New Counter Terrorism Bill fails to adequately protect peacebuilding
What is the ‘designated areas offence’?
On return to the UK an individual could be investigated by the police. If they are charged with this offence and are unable to prove that they had a “reasonable excuse for entering, or remaining in, the designated area”, the individual could receive a sentence of up to 10 years in prison.
Amendments to the Bill
In early January 2019 an amendment to the Bill was passed at the final stage of voting in the House of Lords. The amendment excludes “aid of a humanitarian nature”, journalism and other purposes from the “designated areas offence”. The Bill then went to the House of Commons where it was passed for Royal Assent. However, despite significant lobbying from development and peacebuilding organisations, and strong arguments put forward in debates in both Houses, ‘peacebuilding’ was not included in the exemption and so is not currently on the face of the Bill.

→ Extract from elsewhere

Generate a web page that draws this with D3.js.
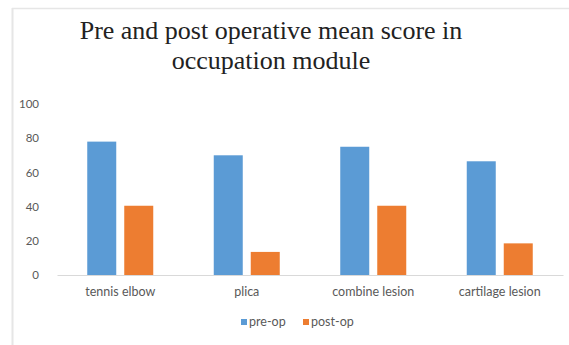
<!DOCTYPE html>
<html>
<head>
<meta charset="utf-8">
<script src="https://cdn.jsdelivr.net/npm/d3@7"></script>
<style>
  html, body { margin: 0; padding: 0; background: #fff; }
  svg { display: block; }
</style>
</head>
<body>
<svg id="chart" width="569" height="345"></svg>
<script>
// Chart data
const categories = ["tennis elbow", "plica", "combine lesion", "cartilage lesion"];
const seriesNames = ["pre-op", "post-op"];
const preOp = [78, 70, 75, 66.5];
const postOp = [40.5, 13.5, 40.5, 18.5];
const yTicks = [0, 20, 40, 60, 80, 100];
const colors = ["#5B9BD5", "#ED7D31"];

const svg = d3.select("#chart");
const W = 569, H = 345;
const margin = { left: 57, right: 6, top: 104, bottom: 70 };
const labelFont = "Lato, 'Open Sans', sans-serif";

// light frame on the top and left edges
svg.append("line").attr("x1", 12).attr("x2", W).attr("y1", 8.5).attr("y2", 8.5)
  .attr("stroke", "#e6e6e6").attr("stroke-width", 1.5);
svg.append("line").attr("x1", 12.5).attr("x2", 12.5).attr("y1", 8).attr("y2", H)
  .attr("stroke", "#e6e6e6").attr("stroke-width", 2);

// title
const title = svg.append("text")
  .attr("text-anchor", "middle")
  .attr("font-family", "'Liberation Serif', 'Times New Roman', serif")
  .attr("font-size", 26)
  .attr("fill", "#222");
title.append("tspan").attr("x", 271).attr("y", 39).text("Pre and post operative mean score in");
title.append("tspan").attr("x", 271).attr("y", 69).text("occupation module");

const x0 = d3.scaleBand().domain(categories).range([margin.left, W - margin.right]).paddingInner(0).paddingOuter(0);
const y = d3.scaleLinear().domain([0, 100]).range([275, 104]);

const barW = 29, gap = 8;
const x1 = d3.scaleBand().domain(seriesNames)
  .range([0, barW * 2 + gap]).paddingInner(gap / (barW + gap)).paddingOuter(0);

// y axis labels only
const yAxis = d3.axisLeft(y).tickValues(yTicks).tickSize(0).tickPadding(0);
const gy = svg.append("g").attr("transform", "translate(39,0)").call(yAxis);
gy.select(".domain").remove();
gy.selectAll("text").attr("font-family", labelFont)
  .attr("font-size", 11.5).attr("fill", "#595959");

// bars
const data = categories.map((c, i) => ({ cat: c, values: [preOp[i], postOp[i]] }));
const groupW = barW * 2 + gap;
const groups = svg.append("g").selectAll("g").data(data).join("g")
  .attr("transform", d => `translate(${x0(d.cat) + (x0.bandwidth() - groupW) / 2},0)`);
groups.selectAll("rect").data(d => d.values.map((v, j) => ({ key: seriesNames[j], v, j })))
  .join("rect")
  .attr("x", d => x1(d.key))
  .attr("width", x1.bandwidth())
  .attr("y", d => y(d.v))
  .attr("height", d => y(0) - y(d.v))
  .attr("fill", d => colors[d.j]);

// x axis
const xAxis = d3.axisBottom(x0).tickSize(0).tickPadding(12);
const gx = svg.append("g").attr("transform", `translate(0,${y(0)})`).call(xAxis);
gx.select(".domain").attr("stroke", "#d9d9d9");
gx.selectAll("text").attr("font-family", labelFont)
  .attr("font-size", 12.5).attr("fill", "#595959");

// legend
const legend = svg.append("g").attr("transform", "translate(241,318)");
const legendX = [0, 62];
seriesNames.forEach((s, i) => {
  const g = legend.append("g").attr("transform", `translate(${legendX[i]},0)`);
  g.append("rect").attr("width", 6).attr("height", 6).attr("y", 1).attr("fill", colors[i]);
  g.append("text").attr("x", 8).attr("y", 8)
    .attr("font-family", labelFont)
    .attr("font-size", 12.5).attr("fill", "#595959").text(s);
});
</script>
</body>
</html>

During the parliamentary debates, the Government did state that peacebuilding would be covered as a “reasonable excuse” for travel, and that, if needed, peacebuilding could be added to the list of exemptions at a later date. The Government also committed to providing policy guidance on this question.
What does this mean in practice?
The designated area offence is intended to deter UK nationals and residents from travelling to conflict zones to join foreign terrorist groups, as well as to make it easier to apprehend them on return should they go. The concern has been that legitimate and vital activity, such as humanitarian action, peacebuilding and human rights monitoring, could also be impacted by the measure.
UK nationals or residents who travel to designated areas to carry out peacebuilding work could, on return to the UK, face investigation by the police and ultimately a jury who would decide whether their work is justified under the “reasonable excuse” defence. Given the low profile of much peacebuilding work, juries may not know what peacebuilding entails or understand its value.
More probably and importantly perhaps, the legal uncertainty could have a chilling effect on vital support to communities in and around designated areas and on the opportunities to nurture peace. Not only will peacebuilding organisations be nervous about putting their staff at risk of prosecution, but banks and other service providers will also be more reluctant to facilitate the work.
The kinds of activities potentially affected include support to mediation and dialogue activities that negotiate local ceasefires and broker peace talks, support to local community early warning and civilian protection efforts, and efforts to deal with the legacies of violence and promote social cohesion.